Reputation: 901
i needed help. How do i get domain from a string?
For example: "Hi im Natsume, check out my site http://www.mysite.com/"
How do i get just mysite.com?
Output example:
http://www.mysite.com/ (if http entered)
www.mysite.com (if http not entered)
mysite.com (if both http and www not entered)
Upvotes: 1
Views: 8283
Reputation: 15
How about this?
url='https://www.google.com/'
var=url.split('//www.')[1]
domain=var[0:var.index('/')]
print(domain)
Upvotes: -1
Reputation: 31
Best way is to use regex to extract the URL. Then use tldextract
to get valid domain name from the URL.
import re
import tldextract
text = "Hi im Natsume, check out my site http://www.example.com/"
urls = re.findall('http[s]?://(?:[a-zA-Z]|[0-9]|[$-_@.&+]|[!*\(\),]|(?:%[0-9a-fA-F][0-9a-fA-F]))+', text)
found_url = urls[0]
info = tldextract.extract(found_url)
domain_name = info.domain
suffix_name = info.suffix
final_domain_name = domain_name+"."+suffix_name
print(final_domain_name)
Upvotes: 0
Reputation: 2770
myString = "Hi im Natsume, check out my site http://www.mysite.com/"
>>> a = re.search("(?P<url>https?://[^\s]+)", myString) or re.search("(?P<url>www[^\s]+)", myString)
>>> a.group("url")
'http://www.mysite.com/'
>>> myString = "Hi im Natsume, check out my site www.mysite.com/"
>>> a = re.search("(?P<url>https?://[^\s]+)", myString) or re.search("(?P<url>www[^\s]+)", myString)
>>> a.group("url")
'www.mysite.com/'
Upvotes: 1
Reputation: 10170
If all the sites had the same format, you could use a regexp like this (which work in this specific case):
re.findall('http://www\.(\w+)\.com', url)
However you need a more complex regexp able to parse whichever url and extract the domain name.
Upvotes: 1
Reputation: 7867
If you want to use regular expression, one way could be -
>>> s = "Hi im Natsume, check out my site http://www.mysite.com/"
>>> re.findall(r'http\:\/\/www\.([a-zA-Z0-9\.-_]*)\/', s)
['mysite.com']
..considering url ends with '/'
Upvotes: 1
Reputation: 250941
s= "Hi im Natsume, check out my site http://www.mysite.com/"
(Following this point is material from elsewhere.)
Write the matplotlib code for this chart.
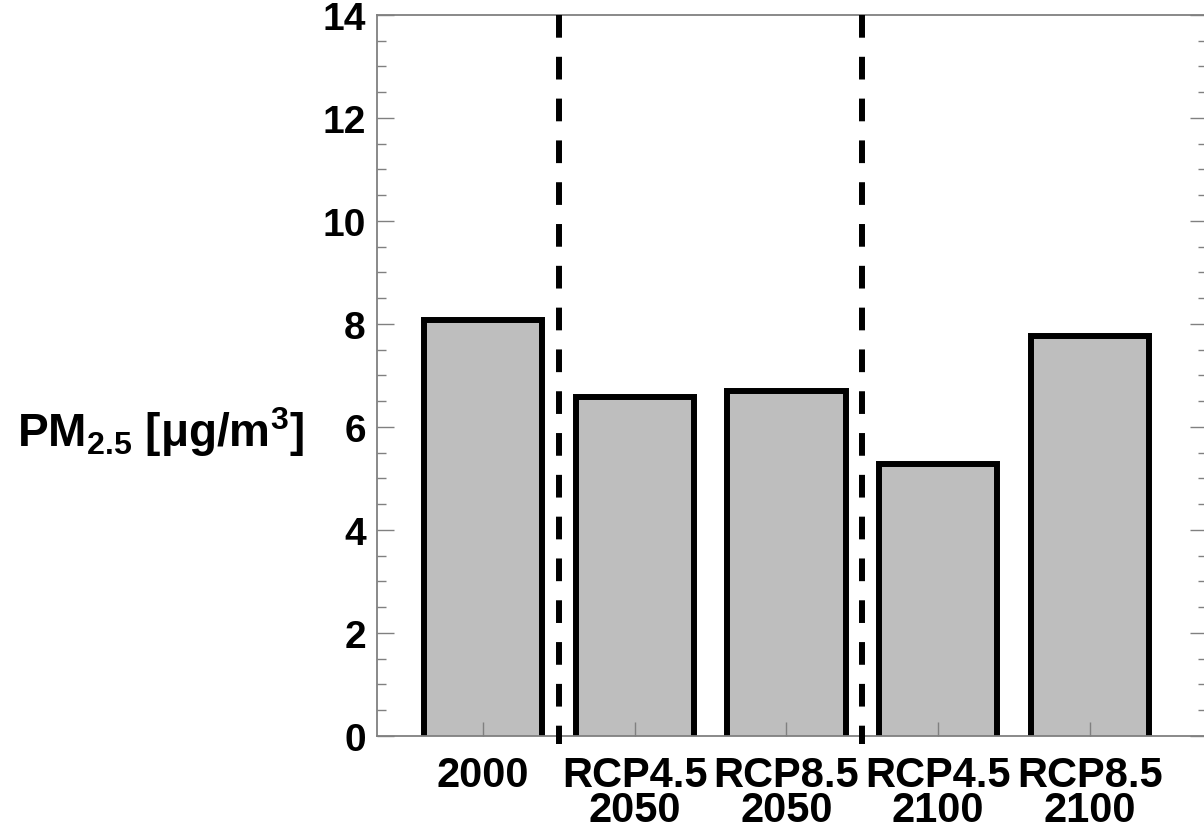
import numpy as np
import matplotlib
matplotlib.use("Agg")
import matplotlib.pyplot as plt
from matplotlib.ticker import MultipleLocator

plt.rcParams['font.family'] = ['Liberation Sans', 'DejaVu Sans']
plt.rcParams['font.weight'] = 'bold'
plt.rcParams['mathtext.fontset'] = 'custom'
plt.rcParams['mathtext.rm'] = 'Liberation Sans:bold'
plt.rcParams['mathtext.it'] = 'Liberation Sans:bold'
plt.rcParams['mathtext.bf'] = 'Liberation Sans:bold'

# data
scenarios = ['2000', 'RCP4.5\n2050', 'RCP8.5\n2050', 'RCP4.5\n2100', 'RCP8.5\n2100']
pm25 = [8.08, 6.58, 6.70, 5.28, 7.77]
separators = [1.5, 3.5]

fig = plt.figure(figsize=(12.04, 8.29), dpi=100)
ax = fig.add_axes([0.3131, 0.1110, 0.689, 0.8697])
ax.set_axisbelow(False)

pos = np.arange(1, len(scenarios) + 1)
base = -0.5  # start bars below the axis so the bottom edge is hidden
ax.bar(pos, np.array(pm25) - base, bottom=base, width=0.78,
       color='#bebebe', edgecolor='black', linewidth=4.3, zorder=2)

for xs in separators:
    ax.plot([xs, xs], [14, -0.155], color='black', linewidth=4.3,
            dashes=(3.8, 3.2), solid_capstyle='butt', dash_capstyle='butt',
            clip_on=False, zorder=3)

ax.set_xlim(0.3, 5.77)
ax.set_ylim(0, 14)
ax.set_xticks(pos)
ax.set_xticklabels(scenarios, fontsize=30, fontweight='bold', linespacing=0.84)
ax.yaxis.set_major_locator(MultipleLocator(2))
ax.yaxis.set_minor_locator(MultipleLocator(0.5))
for lab in ax.get_yticklabels():
    lab.set_fontsize(28)
    lab.set_fontweight('bold')

ax.tick_params(axis='x', direction='in', length=10, width=1, color='#808080',
               pad=14, top=False)
ax.tick_params(axis='y', which='major', direction='in', length=12, width=1,
               color='#808080', pad=8, right=True)
ax.tick_params(axis='y', which='minor', direction='in', length=6.5, width=1,
               color='#808080', right=True)
for sp in ax.spines.values():
    sp.set_color('#808080')
    sp.set_linewidth(1.3)

fig.text(160 / 1204, 1 - 432 / 829, r'PM$_{2.5}$ [$\mu$g/m$^3$]',
         fontsize=33, fontweight='bold', ha='center', va='center')

fig.savefig('out.png', dpi=100)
start=s.find("http://") if s.find("http://")!=-1 else s.find("https://")+1
t = s[start+11:s.find(" ",start+11)]
print(t)
output:
mysite.com
Upvotes: 1
Reputation: 399813
Well ... You need some way to define what you consider to be something that has a "domain". One approach might be to look up a regular expression for URL-matching, and apply that to the string. If that succeeds, you at least know that the string holds a URL, and can continue to interpret the URL in order to look for a host name, from which you can then extract the domain (possibly).
Upvotes: 1